I’m fairly certain that there are real world lapses of regulation at play in some capacity - most likely on the part of the tanker that probably wasn’t properly vetted. Let’s not pretend that corporations give a shit if they poison us all or fuck up our environment with little petty concerns like “fuel spills” in rivers.
As you note, the EPA has been continuously undermined by administration after administration since Reagan. Environmental regulations have very much gone backwards in recent years and that’s had dire consequences on public health.
Imagine the transition had gone the other way, or an even worse way: like, when Trump’s people came in to replace Obama’s. Would you be complaining about the loss of institutional knowledge in that circumstance? Or is that complaint tied to a belief that the incoming people are right and the outgoing people are wrong but should have stayed on to pass on their knowledge?
That was the backstory of the Michael Lewis’ The Fifth Risk and I found it horrifying. Even if there are partisan differences there is a lot of logistical overlap that can take a long time to overcome. Figuring out which day the trash gets picked up or who to pay takes away from more productive things—which seems to have been the goal when they all immediately quit.
Maybe, after being told over and over how much better the progressives would be at everything, they walked our saying-here’s your chance to prove it!
Trump’s whole strategy was to destroy institutional knowledge and the customs and mores that go along with it, so the government itself would become nonfunctional. At which he succeeded.
Only because it was to show that they were doing something; an actual, meaningful response would have been $3000 every month, AND a full and total shutdown of the country outside of public health and emergency services for a couple months instead of the shitshow that’s been happening for over a year now.

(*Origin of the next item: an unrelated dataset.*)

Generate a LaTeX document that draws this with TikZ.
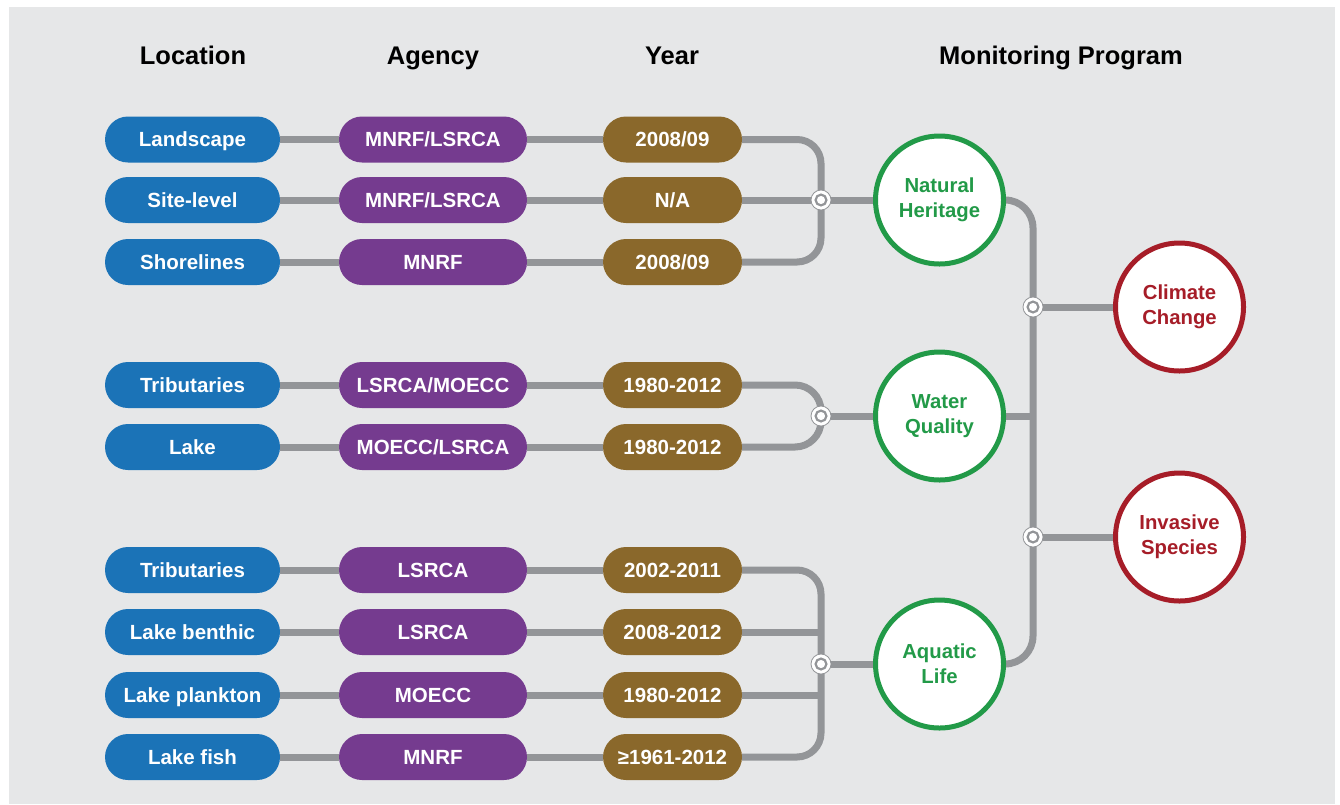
\documentclass[tikz,border=0pt]{standalone}
\usepackage{fontspec}
\setmainfont{Liberation Sans}
\usetikzlibrary{backgrounds}
\definecolor{bgc}{RGB}{230,231,232}
\definecolor{lblue}{RGB}{27,115,183}
\definecolor{apurple}{RGB}{117,59,143}
\definecolor{ybrown}{RGB}{138,104,43}
\definecolor{lgray}{RGB}{147,149,152}
\definecolor{pgreen}{RGB}{34,154,72}
\definecolor{pred}{RGB}{166,29,40}
\tikzset{
  pill/.style={rectangle, rounded corners=23pt, minimum height=46pt, inner sep=0pt,
    text height=14.7pt, text depth=0pt,
    text=white, font=\bfseries\fontsize{20.5}{24}\selectfont},
  locpill/.style={pill, fill=lblue, minimum width=175pt},
  agpill/.style={pill, fill=apurple, minimum width=188pt},
  yrpill/.style={pill, fill=ybrown, minimum width=139pt},
  header/.style={font=\bfseries\fontsize{25.5}{30}\selectfont, text=black,
    text height=18.3pt, text depth=0pt, inner sep=0pt},
  prog/.style={circle, draw=pgreen, line width=5pt, fill=white, minimum size=128pt, inner sep=0pt,
    align=center, text=pgreen, font=\bfseries\fontsize{20.3}{25}\selectfont},
  theme/.style={prog, draw=pred, text=pred},
  junc/.style={circle, fill=white, draw=lgray, line width=0.8pt, minimum size=20pt, inner sep=0pt,
    path picture={\draw[lgray, line width=2.2pt] (path picture bounding box.center) circle (5.4pt);}},
  conn/.style={draw=lgray, line width=7pt},
}
\begin{document}
\begin{tikzpicture}[x=1pt,y=-1pt]
\useasboundingbox (0,0) rectangle (1340,804);
% headers
\node[header] (hloc) at (193,55) {Location};
\node[header] (hag) at (433,55) {Agency};
\node[header] (hyr) at (672,55) {Year};
\node[header] (hmp) at (1061,55) {Monitoring Program};
% rows
\foreach \i/\y/\l/\a/\r in {1/139.5/Landscape/MNRF\slash LSRCA/2008\slash 09,
  2/200/Site-level/MNRF\slash LSRCA/N\slash A,
  3/262/Shorelines/MNRF/2008\slash 09,
  4/385/Tributaries/LSRCA\slash MOECC/1980-2012,
  5/447/Lake/MOECC\slash LSRCA/1980-2012,
  6/570/Tributaries/LSRCA/2002-2011,
  7/632/Lake benthic/LSRCA/2008-2012,
  8/695/Lake plankton/MOECC/1980-2012,
  9/757/Lake fish/MNRF/≥1961-2012}{
  \node[locpill] (loc\i) at (192.5,\y) {\l};
  \node[agpill] (ag\i) at (433,\y) {\a};
  \node[yrpill] (yr\i) at (672.5,\y) {\r};
}
% program circles
\node[prog] (nh) at (939.5,200) {Natural\\Heritage};
\node[prog] (wq) at (939.5,416) {Water\\Quality};
\node[prog] (al) at (939.5,664) {Aquatic\\Life};
\node[theme] (cc) at (1179.5,307) {Climate\\Change};
\node[theme] (is) at (1179.5,537) {Invasive\\Species};
% junctions
\node[junc] (j1) at (821,200) {};
\node[junc] (j2) at (821,416) {};
\node[junc] (j3) at (821,664) {};
\node[junc] (j4) at (1033,307) {};
\node[junc] (j5) at (1033,537) {};
\begin{scope}[on background layer]
\fill[bgc] (9,7) rectangle (1335,804);
\foreach \i in {1,...,9}{
  \draw[conn] (loc\i.east) -- (ag\i.west);
  \draw[conn] (ag\i.east) -- (yr\i.west);
}
% group 1
\draw[conn, rounded corners=24pt] (yr1.east) -| (j1.center) |- (yr3.east);
\draw[conn] (yr2.east) -- (j1.center);
\draw[conn] (j1.center) -- (nh.west);
% group 2
\draw[conn, rounded corners=26pt] (yr4.east) -| (j2.center);
\draw[conn, rounded corners=26pt] (yr5.east) -| (j2.center);
\draw[conn] (j2.center) -- (wq.west);
% group 3
\draw[conn, rounded corners=24pt] (yr6.east) -| (j3.center) |- (yr9.east);
\draw[conn] (yr7.east) -- (yr7.east -| j3.center);
\draw[conn] (yr8.east) -- (yr8.east -| j3.center);
\draw[conn] (j3.center) -- (al.west);
% right side
\draw[conn, rounded corners=28pt] (nh.east) -| (j4.center) -- (j5.center) |- (al.east);
\draw[conn] (wq.east) -- (wq.east -| j4.center);
\draw[conn] (j4.center) -- (cc.west);
\draw[conn] (j5.center) -- (is.west);
\end{scope}
\end{tikzpicture}
\end{document}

…so that money doesn’t count because they didn’t mean it in their true hearts or something?!
I was responding to a poster who claimed the GOP hasn’t done anything for anyone in 40 years, which is manifestly untrue, as evidenced by those checks (it’s also a question of “from who’s point of view?”). I hate the GOP but I think having a clear-eyed view of why they appeal to half the country is important… So acknowledging when they do something popular is instructive, or it at least should be.
Yes, I would have liked to see a much more robust response… a creation of a universal, single-payer healthcare, and direct recurring payments to people and small business to not need go to work. Neither party is anywhere close to that kind of response. That’s not even in the realm of possibility for these people. See the Dems essentially negotiating with themselves to lower the recent stimulus and drop the $15 minimum wage. GOP is certainly bad, but that doesn’t make Dems good. It’s a gradient from terrible to slightly less terrible.
it was explained to me in my youth that a key difference was that one party followed tax and spend and the other borrowed and spent. Which is left as an exercise for the reader. And of course taxes are what they once were.